This document presents you a list of things to keep in mind when creating UTF-8 aware web-applications using Dojo and PHP.
Although the focus lies on Dojo and PHP most of the tips below can be used for any other web (scripting) language too.
- write files UTF8-encoded with an UTF-8 capable editor, like PSPad
Basically, ensure that your text editor is capable of writing the BOM correctly (which has been an issue with some editors in the past).
- insert the following in your .htaccess:
php_value default_charset UTF-8
This will direct PHP to always send out data UTF-8 encoded.
- specify correct character set in HTML header:
<meta http-equiv="Content-Type" content="text/html; charset=UTF-8"/>
- specify correct language in HTML header:
<html xmlns="http://www.w3.org/1999/xhtml" xml:lang="en" lang="en">
- force Dojo to use UTF-8 for dojo.iobind:
var djConfig = {isDebug:true, parseOnLoad:false, bindEncoding:"UTF-8"};
- specify character set for your <form>:
<form accept-charset="UTF-8">
Hint: Although this is optional (browsers will automatically use the encoding previously used by the server) when specified it is much more obvious what encoding you want to use.

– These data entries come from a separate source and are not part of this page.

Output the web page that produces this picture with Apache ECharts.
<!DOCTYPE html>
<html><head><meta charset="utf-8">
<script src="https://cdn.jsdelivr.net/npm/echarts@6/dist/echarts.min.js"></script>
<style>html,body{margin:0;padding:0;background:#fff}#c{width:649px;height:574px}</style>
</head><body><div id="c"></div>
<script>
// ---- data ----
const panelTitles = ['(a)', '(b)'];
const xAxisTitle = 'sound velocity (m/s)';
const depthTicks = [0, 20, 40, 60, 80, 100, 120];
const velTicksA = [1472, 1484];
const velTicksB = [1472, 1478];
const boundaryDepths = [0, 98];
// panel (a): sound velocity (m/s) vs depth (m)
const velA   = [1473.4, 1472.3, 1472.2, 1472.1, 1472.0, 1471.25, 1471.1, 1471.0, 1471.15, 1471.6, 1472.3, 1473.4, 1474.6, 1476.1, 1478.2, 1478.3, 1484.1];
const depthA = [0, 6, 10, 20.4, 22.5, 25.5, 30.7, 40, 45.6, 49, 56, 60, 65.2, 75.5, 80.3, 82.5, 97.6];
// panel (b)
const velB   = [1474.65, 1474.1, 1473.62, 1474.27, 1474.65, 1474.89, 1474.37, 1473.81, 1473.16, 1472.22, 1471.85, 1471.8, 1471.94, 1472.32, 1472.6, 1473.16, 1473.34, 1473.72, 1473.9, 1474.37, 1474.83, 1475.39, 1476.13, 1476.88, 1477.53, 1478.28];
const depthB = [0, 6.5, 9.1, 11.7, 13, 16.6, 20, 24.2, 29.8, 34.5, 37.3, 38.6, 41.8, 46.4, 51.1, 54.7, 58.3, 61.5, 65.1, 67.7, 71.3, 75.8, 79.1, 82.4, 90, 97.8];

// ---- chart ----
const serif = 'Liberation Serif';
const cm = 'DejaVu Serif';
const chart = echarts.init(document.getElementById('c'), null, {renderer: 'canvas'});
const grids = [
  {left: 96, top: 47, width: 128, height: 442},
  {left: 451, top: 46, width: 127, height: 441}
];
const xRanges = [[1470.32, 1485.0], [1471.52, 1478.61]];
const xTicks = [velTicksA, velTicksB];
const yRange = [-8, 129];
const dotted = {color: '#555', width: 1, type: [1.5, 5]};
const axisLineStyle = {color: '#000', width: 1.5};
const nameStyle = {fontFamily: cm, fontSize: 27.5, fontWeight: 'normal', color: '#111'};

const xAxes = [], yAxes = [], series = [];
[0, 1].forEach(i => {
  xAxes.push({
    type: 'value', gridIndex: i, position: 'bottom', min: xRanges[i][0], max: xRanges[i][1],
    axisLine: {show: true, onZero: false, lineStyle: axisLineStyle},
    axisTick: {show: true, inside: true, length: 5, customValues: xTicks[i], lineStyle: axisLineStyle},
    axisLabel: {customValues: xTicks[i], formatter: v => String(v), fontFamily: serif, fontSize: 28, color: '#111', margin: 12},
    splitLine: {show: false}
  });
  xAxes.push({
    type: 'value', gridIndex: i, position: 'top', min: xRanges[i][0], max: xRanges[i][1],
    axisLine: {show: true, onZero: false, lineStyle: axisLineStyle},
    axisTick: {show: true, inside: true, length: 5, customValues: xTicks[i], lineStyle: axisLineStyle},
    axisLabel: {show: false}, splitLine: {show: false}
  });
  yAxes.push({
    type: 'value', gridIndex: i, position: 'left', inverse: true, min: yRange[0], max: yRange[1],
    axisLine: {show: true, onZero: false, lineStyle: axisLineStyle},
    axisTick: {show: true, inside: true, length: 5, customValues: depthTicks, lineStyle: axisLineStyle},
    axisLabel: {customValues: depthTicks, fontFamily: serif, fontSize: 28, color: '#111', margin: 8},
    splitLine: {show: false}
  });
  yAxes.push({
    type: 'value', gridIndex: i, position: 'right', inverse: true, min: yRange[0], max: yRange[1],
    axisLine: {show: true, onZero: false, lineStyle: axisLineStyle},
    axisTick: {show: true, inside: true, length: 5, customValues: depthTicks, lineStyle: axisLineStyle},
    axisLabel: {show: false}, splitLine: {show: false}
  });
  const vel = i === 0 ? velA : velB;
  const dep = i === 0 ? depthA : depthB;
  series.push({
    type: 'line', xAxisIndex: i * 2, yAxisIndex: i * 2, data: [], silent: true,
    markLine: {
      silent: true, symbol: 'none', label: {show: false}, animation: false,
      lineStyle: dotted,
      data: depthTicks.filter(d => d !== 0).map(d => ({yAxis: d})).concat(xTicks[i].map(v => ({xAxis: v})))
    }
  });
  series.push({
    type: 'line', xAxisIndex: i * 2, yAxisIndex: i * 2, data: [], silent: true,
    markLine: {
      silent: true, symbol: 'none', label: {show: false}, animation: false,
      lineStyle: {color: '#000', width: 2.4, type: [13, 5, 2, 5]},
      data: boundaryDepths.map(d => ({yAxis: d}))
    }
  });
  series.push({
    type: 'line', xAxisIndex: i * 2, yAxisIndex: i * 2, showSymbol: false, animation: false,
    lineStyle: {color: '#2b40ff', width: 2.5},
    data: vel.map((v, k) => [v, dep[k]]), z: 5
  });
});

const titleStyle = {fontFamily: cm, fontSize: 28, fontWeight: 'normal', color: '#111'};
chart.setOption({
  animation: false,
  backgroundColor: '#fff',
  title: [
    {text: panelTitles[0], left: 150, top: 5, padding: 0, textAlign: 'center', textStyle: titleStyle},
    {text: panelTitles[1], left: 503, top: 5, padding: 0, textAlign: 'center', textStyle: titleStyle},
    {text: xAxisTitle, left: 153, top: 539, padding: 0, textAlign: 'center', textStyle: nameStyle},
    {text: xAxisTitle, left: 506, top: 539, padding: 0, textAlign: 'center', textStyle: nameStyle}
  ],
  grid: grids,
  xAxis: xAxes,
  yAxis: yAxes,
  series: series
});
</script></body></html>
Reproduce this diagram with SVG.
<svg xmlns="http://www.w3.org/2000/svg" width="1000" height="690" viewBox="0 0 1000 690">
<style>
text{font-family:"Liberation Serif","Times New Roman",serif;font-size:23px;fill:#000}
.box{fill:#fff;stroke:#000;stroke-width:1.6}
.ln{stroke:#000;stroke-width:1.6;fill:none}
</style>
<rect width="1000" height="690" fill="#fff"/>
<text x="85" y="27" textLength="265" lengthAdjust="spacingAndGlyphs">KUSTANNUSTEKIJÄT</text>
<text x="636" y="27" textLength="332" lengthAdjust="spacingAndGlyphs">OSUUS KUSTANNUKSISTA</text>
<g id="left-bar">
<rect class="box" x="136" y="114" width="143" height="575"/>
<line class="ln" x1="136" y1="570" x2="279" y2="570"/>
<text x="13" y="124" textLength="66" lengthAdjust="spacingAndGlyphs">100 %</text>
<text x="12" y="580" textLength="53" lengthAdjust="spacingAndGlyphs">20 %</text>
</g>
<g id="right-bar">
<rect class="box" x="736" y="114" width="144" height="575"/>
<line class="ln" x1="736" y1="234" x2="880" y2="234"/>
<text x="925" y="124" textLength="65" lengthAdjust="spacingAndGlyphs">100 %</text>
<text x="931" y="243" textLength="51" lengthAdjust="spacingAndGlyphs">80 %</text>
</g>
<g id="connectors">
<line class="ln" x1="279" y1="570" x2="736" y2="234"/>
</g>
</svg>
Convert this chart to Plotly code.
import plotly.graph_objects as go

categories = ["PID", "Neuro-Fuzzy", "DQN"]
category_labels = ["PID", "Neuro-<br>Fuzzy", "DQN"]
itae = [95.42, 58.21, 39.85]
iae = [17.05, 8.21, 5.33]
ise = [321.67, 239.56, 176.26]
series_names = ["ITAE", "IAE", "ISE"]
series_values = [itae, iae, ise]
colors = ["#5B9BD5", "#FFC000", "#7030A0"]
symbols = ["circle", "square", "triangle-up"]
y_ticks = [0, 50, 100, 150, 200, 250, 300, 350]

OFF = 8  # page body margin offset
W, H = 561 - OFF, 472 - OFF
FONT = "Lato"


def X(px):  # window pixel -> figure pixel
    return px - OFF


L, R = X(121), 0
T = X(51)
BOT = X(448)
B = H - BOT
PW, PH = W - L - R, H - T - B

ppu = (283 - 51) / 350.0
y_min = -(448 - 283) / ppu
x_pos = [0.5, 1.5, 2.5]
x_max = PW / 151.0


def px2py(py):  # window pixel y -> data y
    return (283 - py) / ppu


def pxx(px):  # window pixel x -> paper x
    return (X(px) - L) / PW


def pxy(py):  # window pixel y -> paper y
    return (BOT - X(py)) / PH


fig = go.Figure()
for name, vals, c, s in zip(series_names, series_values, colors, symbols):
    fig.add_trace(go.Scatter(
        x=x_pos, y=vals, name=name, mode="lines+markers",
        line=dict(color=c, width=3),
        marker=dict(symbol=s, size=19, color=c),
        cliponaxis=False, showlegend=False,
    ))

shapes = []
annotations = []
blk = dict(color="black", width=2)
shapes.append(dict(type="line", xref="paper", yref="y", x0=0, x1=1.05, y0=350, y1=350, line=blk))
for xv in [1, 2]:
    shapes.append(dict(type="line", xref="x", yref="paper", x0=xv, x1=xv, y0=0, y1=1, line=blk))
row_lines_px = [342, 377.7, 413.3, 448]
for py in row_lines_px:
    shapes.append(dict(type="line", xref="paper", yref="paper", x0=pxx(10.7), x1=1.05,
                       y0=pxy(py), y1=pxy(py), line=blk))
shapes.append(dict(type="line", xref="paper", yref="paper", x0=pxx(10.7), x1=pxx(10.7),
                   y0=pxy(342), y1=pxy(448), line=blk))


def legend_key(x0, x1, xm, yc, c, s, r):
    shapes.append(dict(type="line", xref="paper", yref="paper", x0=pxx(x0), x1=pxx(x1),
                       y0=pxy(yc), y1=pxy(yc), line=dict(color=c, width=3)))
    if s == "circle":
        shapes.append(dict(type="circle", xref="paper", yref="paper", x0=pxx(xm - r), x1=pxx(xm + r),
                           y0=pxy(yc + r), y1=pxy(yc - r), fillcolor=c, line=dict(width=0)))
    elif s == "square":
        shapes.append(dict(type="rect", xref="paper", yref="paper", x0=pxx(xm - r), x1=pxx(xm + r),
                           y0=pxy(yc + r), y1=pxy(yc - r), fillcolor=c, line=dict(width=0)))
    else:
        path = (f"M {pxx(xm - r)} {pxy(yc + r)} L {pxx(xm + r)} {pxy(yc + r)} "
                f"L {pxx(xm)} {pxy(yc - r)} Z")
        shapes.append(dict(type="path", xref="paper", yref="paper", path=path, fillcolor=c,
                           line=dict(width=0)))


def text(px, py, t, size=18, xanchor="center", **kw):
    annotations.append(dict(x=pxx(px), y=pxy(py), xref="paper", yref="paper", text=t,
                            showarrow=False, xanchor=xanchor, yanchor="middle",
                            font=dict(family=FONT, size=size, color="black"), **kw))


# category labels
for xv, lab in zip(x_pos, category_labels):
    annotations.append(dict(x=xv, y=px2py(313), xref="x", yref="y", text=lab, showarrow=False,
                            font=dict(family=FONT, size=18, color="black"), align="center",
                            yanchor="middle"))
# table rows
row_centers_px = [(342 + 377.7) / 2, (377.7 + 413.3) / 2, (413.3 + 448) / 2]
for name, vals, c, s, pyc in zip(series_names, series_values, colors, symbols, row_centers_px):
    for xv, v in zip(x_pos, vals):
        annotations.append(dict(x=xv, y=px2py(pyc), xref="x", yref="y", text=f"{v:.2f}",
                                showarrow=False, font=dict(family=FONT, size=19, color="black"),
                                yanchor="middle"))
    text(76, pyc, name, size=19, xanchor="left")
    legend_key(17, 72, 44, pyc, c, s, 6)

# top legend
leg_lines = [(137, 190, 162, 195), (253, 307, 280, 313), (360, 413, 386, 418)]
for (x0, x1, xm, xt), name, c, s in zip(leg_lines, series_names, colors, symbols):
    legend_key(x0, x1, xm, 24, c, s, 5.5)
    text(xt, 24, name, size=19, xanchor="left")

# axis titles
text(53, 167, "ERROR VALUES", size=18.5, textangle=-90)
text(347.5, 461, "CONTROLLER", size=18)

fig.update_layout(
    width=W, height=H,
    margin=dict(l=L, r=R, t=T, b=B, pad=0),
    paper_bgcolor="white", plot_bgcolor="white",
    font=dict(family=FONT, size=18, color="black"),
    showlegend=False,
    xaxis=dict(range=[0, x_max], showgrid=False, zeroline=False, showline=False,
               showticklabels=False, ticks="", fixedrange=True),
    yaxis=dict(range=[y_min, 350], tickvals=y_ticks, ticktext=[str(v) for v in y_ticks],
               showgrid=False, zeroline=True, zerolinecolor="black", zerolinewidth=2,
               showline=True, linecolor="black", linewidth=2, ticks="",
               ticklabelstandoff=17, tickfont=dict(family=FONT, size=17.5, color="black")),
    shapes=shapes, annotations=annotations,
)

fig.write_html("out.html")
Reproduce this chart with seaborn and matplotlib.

- define character set to be used for returning data on the server side:
header("Content-Type: text/html; charset=utf-8");
- encode data to be sent to the server on the client side:
encodeURIComponent();
This makes sure that special characters such as “’$%&,… will be transferred correctly.
- decode data received on the server side:
html_entity_decode(urldecode($p), ENT_QUOTES, "UTF-8");
- use utf8_general_ci as collation for your MySQL database.
This ensures that data will actually be saved UTF-8 encoded and not re-coded to for instance latin1_swedish_ci, which is the default settings of MySQL.
- right before reading/writing from your database issue the following query:
mysql_query("SET NAMES 'utf8'");
This will direct the MySQL server to process UTF-8 encoded data.
- don’t forget to escape quotation marks to avoid code-injection when issuing database queries:
addSlashes();
Note that addSlashes is not the optimal way to escape special characters! This just serves as an example.
- when using PHP’s json_encode() function be sure to utf8_encode strings as json_encode will cut off german umlauts (etc.) that were not encoded before
json_encode(utf8_encode(rawurlencode($x));
Summary:
Client:
- encodeURIComponent() , decodeURIComponent
Server:
- html_entity_decode(urldecode($p), ENT_QUOTES, “UTF-8”)
- mysql_query(“SET NAMES ‘utf8′”), addSlashes()
- header(“Content-Type: text/html; charset=utf-8”)
- json_encode(utf8_encode(rawurlencode($x))
MySQL:
- utf8_general_ci